- Born: July 8, 1895 Poughkeepsie, New York
- Died: February 14, 1978 (aged 84) New York, New York
- Known for: Painting
- Movement: Expressionism
- Spouses: Bettina Bedwell ​ ​(m. 1924; died 1947)​; Esther Gentle ​(m. 1949)​;

= Abraham Rattner =

American artist

Abraham Rattner (July 8, 1895 – February 14, 1978) was an American artist, best known for his richly colored paintings, often with religious subject matter. During World War I, he served in France with the U.S. Army as a camouflage artist.

==Early life==
Rattner was born in Poughkeepsie, New York to a Russian-Jewish father and a Romanian-Jewish mother.

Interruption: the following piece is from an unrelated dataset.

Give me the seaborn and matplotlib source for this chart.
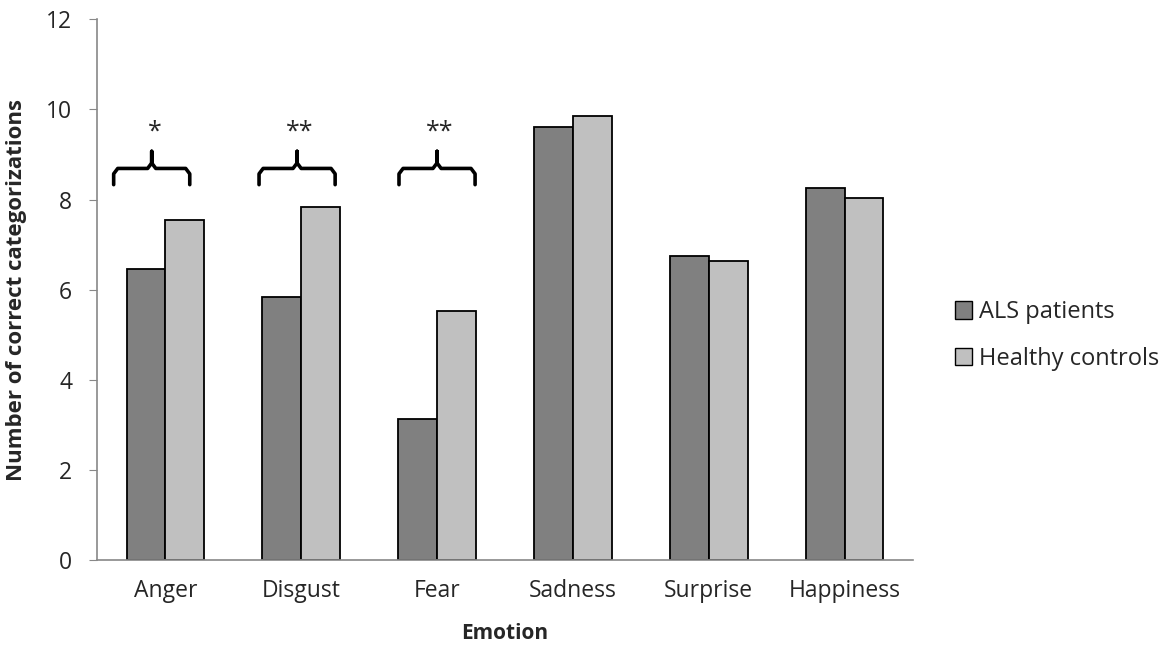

He initially intended to be an architect, in pursuit of which he studied at George Washington University. Deciding instead to concentrate on painting, he then went on to study art at the Corcoran School of Art and the Pennsylvania Academy of the Fine Arts.

==Camouflage service==
With the entry of the U.S. in World War I, Rattner was recruited to join the U.S. Army's American Camouflage Corps by that unit's commanding officer, Homer Saint-Gaudens, son of sculptor Augustus Saint-Gaudens (Behrens 2009). He was sent to France, where he was "promoted to sergeant, put in charge of camouflage research, and served at the front in the Second Battle of the Marne, Château-Thierry, Belleau Wood, and on the Hindenberg Line. He received a severe back wound which troubled him for the rest of his life" (Culkin 1980).

==Artist career==
Rattner lived in Paris from 1920 until 1940, when he returned to New York City. He became known for his rich use of color and surrealist aspects of his work, which often pertained to religion. Although while living in Paris, he had met and studied the paintings of Claude Monet, his work is generally closer to that of Georges Rouault and Pablo Picasso. During World War II, he again volunteered for camouflage service, but was able to do very little (Culkin 1980). Later, he taught at several schools, including The New School, New York (1947–55), and Yale University, (1952–53).

==Personal life==
In 1924, Rattner married an American art student and fashion illustrator named Bettina Bedwell, who later became the Paris fashion correspondent for the New York News-Chicago Tribune Syndicate. In 1947, she died suddenly from kidney infection. In 1949, he married Esther Gentle, a New York City sculptor, painter, printmaker, and business person, who ran an art reproductions business and a New York City art gallery. Rattner was also a long-time friend of the American writer Henry Miller, who wrote about their friendship in 1968 in A Word About Abraham Rattner. In 1942 Rattner together with Miller toured the United States. Miller wrote about it in The Airconditioned Nightmare.

==Collections==
His artwork is in the Albright-Knox Art Gallery; Blanton Museum of Art; Buffalo, New York; Art Institute of Chicago; Baltimore Museum of Art; Detroit Institute of Arts; Montgomery Museum of Fine Arts, Montgomery, Alabama; Pennsylvania Academy of the Fine Arts, Philadelphia Museum of Art; Phillips Collection, Washington, D.C.; Wadsworth Atheneum, Hartford, Connecticut; Whitney Museum of American Art, New York City; Samuel P. Harn Museum of Art, Gainesville, Florida; and the Leepa-Rattner Museum of Art on the campus of St. Petersburg College in Tarpon Springs, Florida. He designed the stained glass east wall which dominates the interior of the Chicago Loop Synagogue (1960), described by architectural critic Brian de Breffny as "[p]erhaps the most beautiful synagogue interior in the United States."